Wednesday, March 19, 2008

The "Absence Of Evidence" Logic Trap

By Cernig

Did Dick Cheney ever do Logic 101 in college? He keeps banging the "absence of evidence is not evidence of absence" drum over Iran's nuclear program.

Vice President Dick Cheney retained his tough stance against Iran on Wednesday and said the U.S. is uncertain if Tehran has restarted the nuclear weaponization program that a U.S. intelligence report says it halted in 2003.

..."What it (the NIE) says is that they have definitely had in the past a program to develop a nuclear warhead; that it would appear that they stopped that weaponization process in 2003. We don't know whether or not they've restarted," he said.

"What we do know is that they had then, and have now, a process by which they're trying to enrich uranium, which is the key obstacle they've got to overcome in order to have a nuclear weapon," he added. "They've been working at it for years."
It's also a key obstacle to having an indeginous nuclear power industry that the great powers can't turn off or on at will by controlling fuel supplies, Dick. Sometime a cigar is just a cigar.

Cheney must surely know by now - if he was paying any attention at all in the last five years of Iraqi invasion and occupation - that one cannot prove a negative. One can show it to be highly likely, sure, but there are still wingnuts who insist that Saddam sent all his WMD by FedEx to a postal box in Damascus and it's this little logical law that lets them do so. Cheney's probably one of them. And so he continues his push to waste yet more hundreds of thousands of lives, along with another $3 trillion and more, on yet another idiotic snark hunt.

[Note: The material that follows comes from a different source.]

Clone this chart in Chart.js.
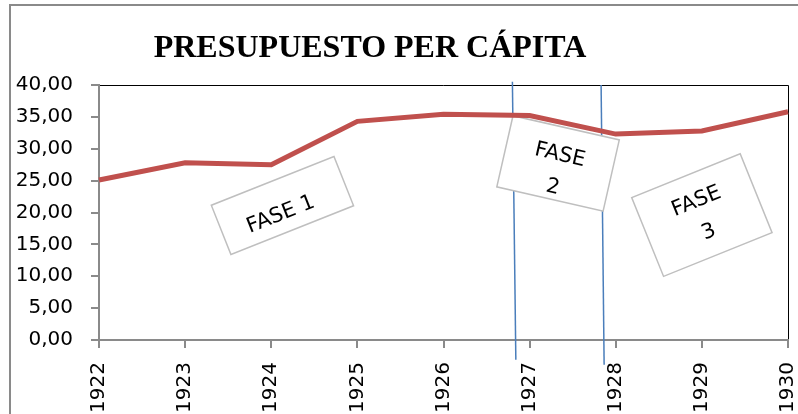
<!DOCTYPE html>
<html>
<head>
<meta charset="utf-8">
<script src="https://cdn.jsdelivr.net/npm/chart.js@4"></script>
<style>
  html, body { margin: 0; padding: 0; background: #fff; }
  #wrap { width: 798px; height: 414px; position: relative; }
</style>
</head>
<body>
<div id="wrap"><canvas id="c" width="798" height="414"></canvas></div>
<script>
// ---- data ----
const years = ['1922', '1923', '1924', '1925', '1926', '1927', '1928', '1929', '1930'];
const presupuesto = [25.1, 27.8, 27.5, 34.3, 35.4, 35.2, 32.3, 32.8, 35.8];
const yTicks = [0, 5, 10, 15, 20, 25, 30, 35, 40];
const titleText = 'PRESUPUESTO PER CÁPITA';
const phaseNames = [['FASE 1'], ['FASE', '2'], ['FASE', '3']];

// ---- annotations (positions in data space: category index, value) ----
const dividers = [
  { top: [4.80, 40.5], bottom: [4.84, -3.1] },
  { top: [5.83, 40.0], bottom: [5.865, -3.9] }
];
const phaseBoxes = [
  { at: [2.13, 21.1], w: 132, h: 53, angle: -21.7, textDx: -5, textDy: 8 },
  { at: [5.33, 27.7], w: 109, h: 73, angle: 12.8, textDx: 0, textDy: 8 },
  { at: [7.00, 19.6], w: 117, h: 85, angle: -22, textDx: 0, textDy: 2 }
];

const overlay = {
  id: 'overlay',
  beforeDraw(chart) {
    const ctx = chart.ctx;
    ctx.save();
    ctx.strokeStyle = '#8a8a8a';
    ctx.lineWidth = 2;
    ctx.beginPath();
    ctx.moveTo(10, 414);
    ctx.lineTo(10, 5);
    ctx.lineTo(798, 5);
    ctx.stroke();
    ctx.fillStyle = '#000';
    ctx.font = 'bold 32px "Liberation Serif", "Times New Roman", serif';
    ctx.textAlign = 'center';
    ctx.textBaseline = 'alphabetic';
    ctx.fillText(titleText, 370, 57);
    const a = chart.chartArea;
    ctx.strokeStyle = '#000';
    ctx.lineWidth = 1;
    ctx.beginPath();
    ctx.moveTo(a.left, a.top + 0.5);
    ctx.lineTo(a.right + 0.5, a.top + 0.5);
    ctx.lineTo(a.right + 0.5, a.bottom);
    ctx.stroke();
    ctx.restore();
  },
  beforeDatasetsDraw(chart) {
    const ctx = chart.ctx;
    const xs = chart.scales.x, ys = chart.scales.y;
    ctx.save();
    ctx.strokeStyle = '#4a7ebb';
    ctx.lineWidth = 1.5;
    dividers.forEach(d => {
      ctx.beginPath();
      ctx.moveTo(xs.getPixelForValue(d.top[0]), ys.getPixelForValue(d.top[1]));
      ctx.lineTo(xs.getPixelForValue(d.bottom[0]), ys.getPixelForValue(d.bottom[1]));
      ctx.stroke();
    });
    phaseBoxes.forEach((b, i) => {
      const cx = xs.getPixelForValue(b.at[0]);
      const cy = ys.getPixelForValue(b.at[1]);
      ctx.save();
      ctx.translate(cx, cy);
      ctx.rotate(b.angle * Math.PI / 180);
      ctx.fillStyle = '#fff';
      ctx.fillRect(-b.w / 2, -b.h / 2, b.w, b.h);
      ctx.strokeStyle = '#bfbfbf';
      ctx.lineWidth = 1.5;
      ctx.strokeRect(-b.w / 2, -b.h / 2, b.w, b.h);
      ctx.fillStyle = '#000';
      ctx.font = '21px "DejaVu Sans", sans-serif';
      ctx.textAlign = 'center';
      ctx.textBaseline = 'middle';
      const lines = phaseNames[i];
      const lh = 33;
      const y0 = b.textDy - (lines.length - 1) * lh / 2;
      lines.forEach((t, k) => ctx.fillText(t, b.textDx, y0 + k * lh));
      ctx.restore();
    });
    ctx.restore();
  }
};

new Chart(document.getElementById('c'), {
  type: 'line',
  data: {
    labels: years,
    datasets: [{
      label: 'Presupuesto per cápita',
      data: presupuesto,
      borderColor: '#c0504d',
      backgroundColor: '#c0504d',
      borderWidth: 5,
      pointRadius: 0,
      tension: 0,
      fill: false
    }]
  },
  options: {
    responsive: false,
    animation: false,
    layout: { padding: { top: 85, left: 0, right: 10, bottom: 0 } },
    plugins: { legend: { display: false }, title: { display: false }, tooltip: { enabled: false } },
    scales: {
      x: {
        offset: false,
        grid: { drawOnChartArea: false, drawTicks: true, tickLength: 8, color: '#8a8a8a', lineWidth: 2 },
        border: { display: true, color: '#8a8a8a', width: 2 },
        ticks: {
          minRotation: 90, maxRotation: 90, padding: 14, autoSkip: false,
          color: '#000', font: { family: '"DejaVu Sans", sans-serif', size: 20 }
        },
        afterFit(scale) { scale.height = 74; scale.paddingLeft = 0; scale.paddingRight = 0; }
      },
      y: {
        min: 0, max: 40,
        afterBuildTicks(scale) { scale.ticks = yTicks.map(v => ({ value: v })); },
        grid: { drawOnChartArea: false, drawTicks: true, tickLength: 8, color: '#8a8a8a', lineWidth: 2 },
        border: { display: true, color: '#8a8a8a', width: 2 },
        ticks: {
          padding: 18, color: '#000',
          font: { family: '"DejaVu Sans", sans-serif', size: 20 },
          callback: v => v.toFixed(2).replace('.', ',')
        },
        afterFit(scale) { scale.width = 99; }
      }
    }
  },
  plugins: [overlay]
});
</script>
</body>
</html>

Let's be clear - the "Cheney 1% Doctrine" is not logical or good foreign policy - it is paranoid sociopathy at its worse. In personal terms it's as if I decided to wade into my neighbour's house with gun blazing because he can't prove he has no anthrax and I've seen him using white powder (to make bread). My insanity plea in defense of murder charges would probably be accepted by the court.